If your business has under 250 employees and has a turnover of less that £50 million then you are eligible to apply for funding.

View more information on the funding

 

Bogus banks calls targeting firms - 1 October 2015

A number of Scottish firms have today reported that they have been contacted by phone by a male person claiming to be from the 'Fraud Department' of their bank.

These calls appeared to be bogus.

Cashroom Managers are reminded to ensure that all relevant staff are made aware of this threat and how to minimise risks.

Attempted frauds on client accounts - September 2015

Recent attempted frauds on client accounts have involved the cashroom receiving emails, apparently from the most senior person in the firm, enquiring into how to initiate a bank transfer.

A second email instructs a transfer to a bank account in Leicester (London personal address noted) and follow up emails are received pushing for the transfer to be processed promptly. The emails still appear to come from the most senior person in the firm but some come from a gmail account.

In a separate case, a bank has made a firm aware of attempts to initiate a large transfer and to set up a standing order on the strength of mandates/instructions containing forged solicitor signatures.
Cheque books and statements have also been diverted to a London PO Box following the forging of the solicitor’s signature on a request.
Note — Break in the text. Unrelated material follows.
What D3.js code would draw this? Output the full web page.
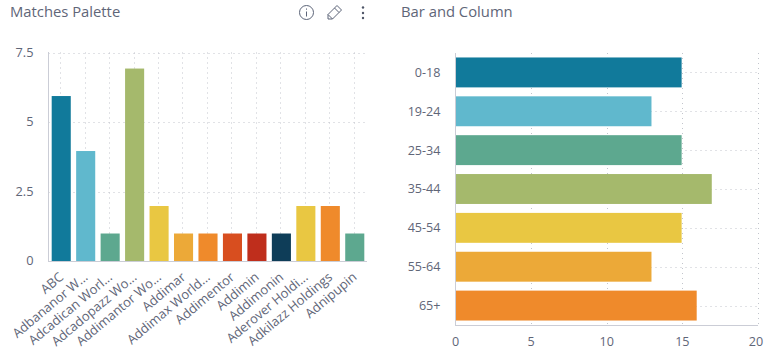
<!DOCTYPE html>
<html><head><meta charset="utf-8">
<style>
html,body{margin:0;padding:0;background:#fff;overflow:hidden}
svg{display:block}
text{font-family:"Open Sans",sans-serif;fill:#5f6678}
</style>
<script src="https://cdn.jsdelivr.net/npm/d3@7"></script>
</head><body><svg id="c" width="774" height="361"></svg>
<script>
const leftTitle="Matches Palette", rightTitle="Bar and Column";
const leftCategories=["ABC","Adbananor W...","Adcadican Worl...","Adcadopazz Wo...","Addimantor Wo...","Addimar","Addimax World...","Addimentor","Addimin","Addimonin","Aderover Holdi...","Adkilazz Holdings","Adnipupin"];
const leftValues=[6,4,1,7,2,1,1,1,1,1,2,2,1];
const leftColors=["#117a9b","#60b8cd","#5da88f","#a5b96c","#e9c742","#eca938","#ef8a2b","#d84e1f","#bf2e1c","#0e3d58","#e9c742","#ef8a2b","#5da88f"];
const leftTicks=[0,2.5,5,7.5];
const rightCategories=["0-18","19-24","25-34","35-44","45-54","55-64","65+"];
const rightValues=[15,13,15,17,15,13,16];
const rightColors=["#117a9b","#60b8cd","#5da88f","#a5b96c","#e9c742","#eca938","#ef8a2b"];
const rightTicks=[0,5,10,15,20];

const svg=d3.select("#c");
const grid="#c2c5cc", axisCol="#cbcdd6";
function dotted(g){g.attr("stroke",grid).attr("stroke-width",1).attr("stroke-dasharray","1 4").attr("fill","none");}

svg.append("text").attr("x",10).attr("y",17).attr("font-size",14.8).text(leftTitle);
svg.append("text").attr("x",401).attr("y",17).attr("font-size",14.8).text(rightTitle);

// Left chart: the reference draws its bars on a slightly tighter scale than its gridlines
const lx=d3.scaleBand().domain(leftCategories).range([49,367]).paddingInner(0.22).paddingOuter(0.11);
const ly=d3.scaleLinear().domain([0,7.5]).range([261,52.5]);
const lyBar=d3.scaleLinear().domain([0,7.5]).range([261,54.8]);
const lg=svg.append("g");
lg.append("g").call(dotted).selectAll("line").data(leftTicks.filter(t=>t>0)).join("line")
  .attr("x1",48.5).attr("x2",366.5).attr("y1",d=>Math.round(ly(d))+.5).attr("y2",d=>Math.round(ly(d))+.5);
lg.append("g").call(dotted).selectAll("line").data(leftCategories).join("line")
  .attr("x1",d=>Math.floor(lx(d)+lx.bandwidth()/2-.6)+.5).attr("x2",d=>Math.floor(lx(d)+lx.bandwidth()/2-.6)+.5).attr("y1",52.5).attr("y2",261);
lg.selectAll("rect").data(leftCategories).join("rect")
  .attr("x",d=>lx(d)).attr("width",lx.bandwidth())
  .attr("y",(d,i)=>lyBar(leftValues[i])).attr("height",(d,i)=>lyBar(0)-lyBar(leftValues[i]))
  .attr("fill",(d,i)=>leftColors[i]);
lg.append("line").attr("x1",48.5).attr("x2",48.5).attr("y1",52).attr("y2",261.5).attr("stroke",axisCol);
lg.append("line").attr("x1",48).attr("x2",367).attr("y1",261.5).attr("y2",261.5).attr("stroke",axisCol);
lg.selectAll("text.yt").data(leftTicks).join("text").attr("class","yt")
  .attr("x",33.5).attr("y",d=>ly(d)).attr("dy","0.35em").attr("text-anchor","end").attr("font-size",12.8).text(d=>d);
lg.selectAll("text.xt").data(leftCategories).join("text").attr("class","xt")
  .attr("text-anchor","end").attr("font-size",13)
  .attr("transform",d=>`translate(${lx(d)+lx.bandwidth()/2},${275}) rotate(-40)`)
  .attr("dy","0.35em").text(d=>d);

// Right chart
const rx=d3.scaleLinear().domain([0,20]).range([455.5,758]);
const rxBar=d3.scaleLinear().domain([0,20]).range([455.5,757]);
const ry=d3.scaleBand().domain(rightCategories).range([53,325]).paddingInner(0.23).paddingOuter(0.115);
const rg=svg.append("g");
rg.append("g").call(dotted).selectAll("line").data(rightTicks.filter(t=>t>0)).join("line")
  .attr("x1",d=>Math.round(rx(d))+.5).attr("x2",d=>Math.round(rx(d))+.5).attr("y1",53).attr("y2",325);
rg.append("g").call(dotted).selectAll("line").data(rightCategories).join("line")
  .attr("x1",455.5).attr("x2",758).attr("y1",d=>Math.round(ry(d)+ry.bandwidth()/2)+.5).attr("y2",d=>Math.round(ry(d)+ry.bandwidth()/2)+.5);
rg.selectAll("rect").data(rightCategories).join("rect")
  .attr("x",rxBar(0)).attr("y",d=>ry(d)).attr("height",ry.bandwidth())
  .attr("width",(d,i)=>rxBar(rightValues[i])-rxBar(0)).attr("fill",(d,i)=>rightColors[i]);
rg.append("line").attr("x1",455.5).attr("x2",455.5).attr("y1",53).attr("y2",325.5).attr("stroke",axisCol);
rg.append("line").attr("x1",455).attr("x2",758).attr("y1",325.5).attr("y2",325.5).attr("stroke",axisCol);
rg.selectAll("text.yt").data(rightCategories).join("text").attr("class","yt")
  .attr("x",440.5).attr("y",d=>ry(d)+ry.bandwidth()/2).attr("dy","0.35em").attr("text-anchor","end").attr("font-size",12.6).text(d=>d);
rg.selectAll("text.xt").data(rightTicks).join("text").attr("class","xt")
  .attr("x",d=>rx(d)-(d===20?2:0)).attr("y",346).attr("text-anchor","middle").attr("font-size",12.6).text(d=>d);

const ic=svg.append("g").attr("fill","none").attr("stroke","#5c6478").attr("stroke-width",1);
ic.append("circle").attr("cx",306.5).attr("cy",12.5).attr("r",7);
ic.append("path").attr("d","M306.5 11.5V16.5M306.5 8.5V9.7");
ic.append("path").attr("d","M328 19L328 14.5L337 5.5L341.5 10L332.5 19ZM334.5 8L339 12.5M328 14.5L332.5 19");
svg.append("g").attr("fill","#4f5668").selectAll("circle").data([7.5,13,18]).join("circle")
  .attr("cx",363).attr("cy",d=>d).attr("r",1.2);
</script></body></html>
Please make cashroom teams and solicitors aware of these attempted frauds. Transfer requests should be fully checked and verified. Firms should also pay particular attention to monitoring of transaction activity and ensuring that thorough bank reconciliations take place in good time. Firms should also ensure that any delay in receiving bank statements is followed up with the bank as soon as possible.
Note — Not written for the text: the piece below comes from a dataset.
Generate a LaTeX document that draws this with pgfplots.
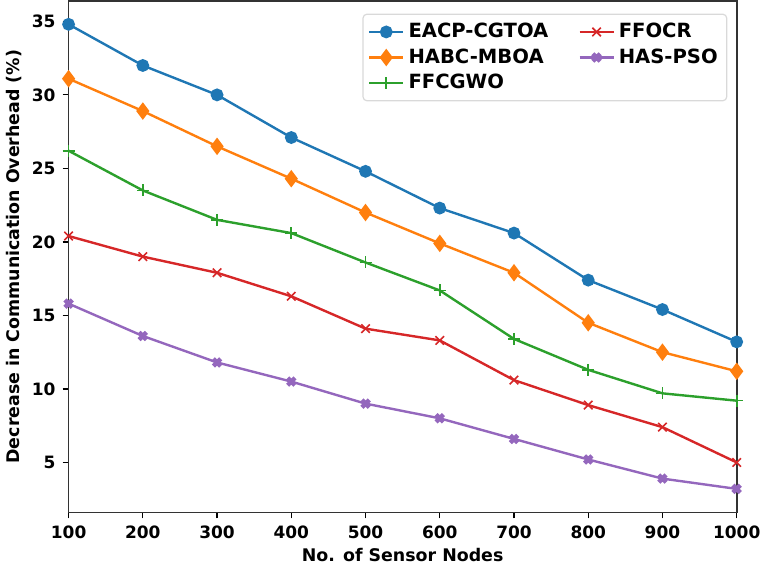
\documentclass[border=0pt]{standalone}
\usepackage{pgfplots}
\pgfplotsset{compat=1.18}
\usepackage{fontspec}
\setmainfont{DejaVu Sans}
\definecolor{mblue}{HTML}{1F77B4}
\definecolor{morange}{HTML}{FF7F0E}
\definecolor{mgreen}{HTML}{2CA02C}
\definecolor{mred}{HTML}{D62728}
\definecolor{mpurple}{HTML}{9467BD}

\begin{document}
\begin{tikzpicture}
\begin{axis}[
    width=333bp, height=255bp,
    scale only axis,
    xmin=100, xmax=1000,
    ymin=1.6, ymax=36.4,
    xtick={100,200,...,1000},
    ytick={5,10,...,35},
    tick align=outside,
    xtick pos=bottom, ytick pos=left,
    major tick length=3pt,
    tick style={black, line width=0.6pt},
    axis line style={line width=0.8pt, black!80},
    /pgf/number format/assume math mode=true,
    /pgf/number format/set thousands separator={},
    ticklabel style={font=\fontsize{8.5}{10}\selectfont\bfseries},
    xlabel={\bfseries No. of Sensor Nodes},
    ylabel={\bfseries Decrease in Communication Overhead (\%)},
    label style={font=\fontsize{8.7}{10}\selectfont},
    xlabel style={yshift=2pt},
    ylabel style={yshift=-2pt},
    legend columns=2,
    legend cell align=left,
    legend style={at={(rel axis cs:0.986,0.975)}, anchor=north east,
        font=\fontsize{9.8}{12}\selectfont\bfseries,
        draw=black!15, rounded corners=2pt, line width=0.6pt,
        /tikz/every even column/.append style={column sep=13pt},
        inner sep=2.5pt},
    legend image code/.code={\draw[mark repeat=2,mark phase=2] plot coordinates {(0cm,0cm) (0.3cm,0cm) (0.6cm,0cm)};},
    every axis plot/.append style={line width=1.2pt},
]
% legend images in the column order of the reference
\addlegendimage{mblue, line width=1.2pt, mark=*, mark size=2.6pt}
\addlegendentry{EACP-CGTOA}
\addlegendimage{mred, line width=1.2pt, mark=x, mark size=3pt, mark options={line width=0.8pt}}
\addlegendentry{FFOCR}
\addlegendimage{morange, line width=1.2pt, mark=diamond*, mark size=3.4pt}
\addlegendentry{HABC-MBOA}
\addlegendimage{mpurple, line width=1.2pt, mark=x, mark size=2.6pt, mark options={line width=2.2pt}}
\addlegendentry{HAS-PSO}
\addlegendimage{mgreen, line width=1.2pt, mark=+, mark size=3pt, mark options={line width=0.8pt}}
\addlegendentry{FFCGWO}

\addplot[forget plot, mblue, mark=*, mark size=2.6pt] coordinates {
(100,34.8) (200,32.0) (300,30.0) (400,27.1) (500,24.8) (600,22.3) (700,20.6) (800,17.4) (900,15.4) (1000,13.2)};
\addplot[forget plot, morange, mark=diamond*, mark size=3.4pt] coordinates {
(100,31.1) (200,28.9) (300,26.5) (400,24.3) (500,22.0) (600,19.9) (700,17.9) (800,14.5) (900,12.5) (1000,11.2)};
\addplot[forget plot, mgreen, mark=+, mark size=3pt, mark options={line width=0.8pt}] coordinates {
(100,26.2) (200,23.5) (300,21.5) (400,20.6) (500,18.6) (600,16.7) (700,13.4) (800,11.3) (900,9.7) (1000,9.2)};
\addplot[forget plot, mred, mark=x, mark size=3pt, mark options={line width=0.8pt}] coordinates {
(100,20.4) (200,19.0) (300,17.9) (400,16.3) (500,14.1) (600,13.3) (700,10.6) (800,8.9) (900,7.4) (1000,5.0)};
\addplot[forget plot, mpurple, mark=x, mark size=2.6pt, mark options={line width=2.2pt}] coordinates {
(100,15.8) (200,13.6) (300,11.8) (400,10.5) (500,9.0) (600,8.0) (700,6.6) (800,5.2) (900,3.9) (1000,3.2)};
\end{axis}
\end{tikzpicture}
\end{document}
Police Scotland have confirmed that all of these issues should be reported to the Police Scotland Economic Crime Unit and through the Action Fraud website.

False bank account details

We’ve also been made aware of a scam where members of the public have received emails claiming to be from solicitors, providing false bank account details.
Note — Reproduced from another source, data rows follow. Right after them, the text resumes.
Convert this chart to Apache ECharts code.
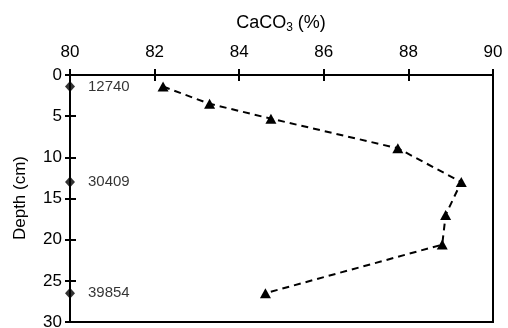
<!DOCTYPE html>
<html>
<head>
<meta charset="utf-8">
<script src="https://cdn.jsdelivr.net/npm/echarts@6/dist/echarts.min.js"></script>
<style>html,body{margin:0;padding:0;background:#fff}#c{width:508px;height:328px}</style>
</head>
<body>
<div id="c"></div>
<script>
const caco3 = [82.2, 83.3, 84.75, 87.75, 89.25, 88.88, 88.8, 84.62];
const caco3Depth = [1.4, 3.5, 5.3, 8.9, 13.0, 17.0, 20.6, 26.5];
const ageDepth = [1.4, 13.0, 26.5];
const ageLabels = ['12740', '30409', '39854'];
const xTicks = [80, 82, 84, 86, 88, 90];
const yTicks = [0, 5, 10, 15, 20, 25, 30];
const xTitle = ['CaCO', '3', ' (%)'];
const yTitle = 'Depth (cm)';

const FONT = 'Liberation Sans, Arial, Helvetica, sans-serif';
const ink = '#000';

const chart = echarts.init(document.getElementById('c'));

function xAx(main, inside) {
  return {
    type: 'value', gridIndex: 0, position: 'top',
    min: xTicks[0], max: xTicks[xTicks.length - 1], interval: 2,
    axisLine: { show: true, onZero: false, lineStyle: { color: ink, width: 2 } },
    axisTick: { show: true, inside: inside, length: 6, lineStyle: { color: ink, width: 2 } },
    axisLabel: main ? { fontFamily: FONT, fontSize: 17, color: ink, margin: 14 } : { show: false },
    splitLine: { show: false }
  };
}
function yAx(main, inside) {
  return {
    type: 'value', gridIndex: 0, position: 'left', inverse: true,
    min: yTicks[0], max: yTicks[yTicks.length - 1], interval: 5,
    axisLine: { show: true, onZero: false, lineStyle: { color: ink, width: 2 } },
    axisTick: { show: true, inside: inside, length: inside ? 6 : 5, lineStyle: { color: ink, width: 2 } },
    axisLabel: main ? { fontFamily: FONT, fontSize: 17, color: ink, margin: 8 } : { show: false },
    splitLine: { show: false }
  };
}

chart.setOption({
  animation: false,
  grid: { left: 70, right: 15, top: 75, bottom: 6, outerBoundsMode: 'none',
          show: true, borderColor: ink, borderWidth: 2 },
  xAxis: [xAx(true, false), xAx(false, true)],
  yAxis: [yAx(true, false), yAx(false, true)],
  graphic: [
    { type: 'text', x: 281, y: 23, style: {
        text: '{a|' + xTitle[0] + '}{s|' + xTitle[1] + '}{a|' + xTitle[2] + '}',
        align: 'center', verticalAlign: 'middle',
        rich: { a: { fontFamily: FONT, fontSize: 18, fill: ink }, s: { fontFamily: FONT, fontSize: 12, fill: ink, padding: [10, 0, 0, 0] } } } },
    { type: 'text', x: 20, y: 198, rotation: Math.PI / 2, style: {
        text: yTitle, align: 'center', verticalAlign: 'middle',
        fontFamily: FONT, fontSize: 17, fill: ink } }
  ],
  series: [
    {
      type: 'line', xAxisIndex: 0, yAxisIndex: 0,
      data: caco3.map((v, i) => [v, caco3Depth[i]]),
      symbol: 'triangle', symbolSize: [11, 10], showSymbol: true,
      lineStyle: { color: ink, width: 2, type: [7, 5] },
      itemStyle: { color: ink }
    },
    {
      type: 'scatter', xAxisIndex: 0, yAxisIndex: 0,
      data: ageDepth.map((d, i) => ({ value: [xTicks[0], d], name: ageLabels[i] })),
      symbol: 'diamond', symbolSize: [10, 11],
      itemStyle: { color: ink },
      clip: false,
      label: { show: true, position: 'right', distance: 13, formatter: p => p.name, fontFamily: FONT, fontSize: 15, color: ink }
    }
  ]
});
</script>
</body>
</html>
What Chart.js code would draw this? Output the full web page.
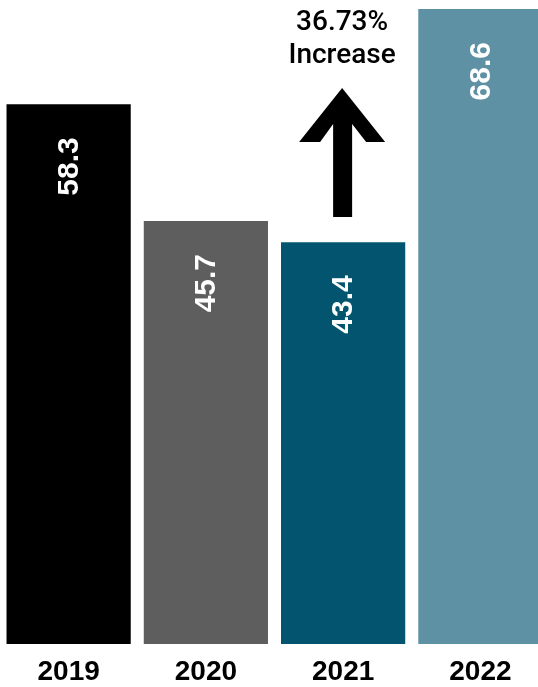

Clients who have instructed a genuine firm of solicitors, often during the purchase of a new property, have received emails claiming to be from their genuine firm of solicitors reporting that the firm's bank account details have recently changed. The fraudulent emails, sent from a very similar email address to that of the genuine solicitor, ask the recipient to pay into the new bank account, often the deposit or completion payment for the purchase of their new home.

We have updated our scam alerts page for members of the public and are advising they contact their solicitor to verify their firm’s bank account details if they have unexpectedly received new details

If you have any questions, please do not hesitate to contact the Society's financial compliance team.

Bogus banks calls targeting firms - September 2015

We have been made aware of  'bogus bank calls' currently being received with the following features:

  • Caller claims to be from the Fraud Dept of the bank (this may not be the bank you are with)
  • Caller suggests that he is following up on two problem transactions through the account earlier in the day
  • If advised that you are not with the bank mentioned, the caller confirms that he meant to advise that the payments were going out to that bank and he actually works for your bank
  • Caller will invite staff to provide their name

Cashroom Managers are reminded to ensure that all relevant staff are made aware of this threat and how to minimise risks.

Bogus banks calls - April 2015

Bogus bank calls

We have been made aware of a number of recent 'bogus bank calls' which coincides with the release of a further warning from the SRA to solicitors in England & Wales.

Cashroom Managers are reminded to ensure that all relevant staff are made aware of this threat and how to minimise risks.

Funds transfer instructions received by email

Marsh have recently issued a risk alert regarding funds transfers instructions received by email. 

The alert from Marsh states “we have been made aware of thefts and attempted thefts of client funds and firm’s own money where, believing them to be genuine, law firms have acted on an email providing bank details or payment instructions for funds transfers”.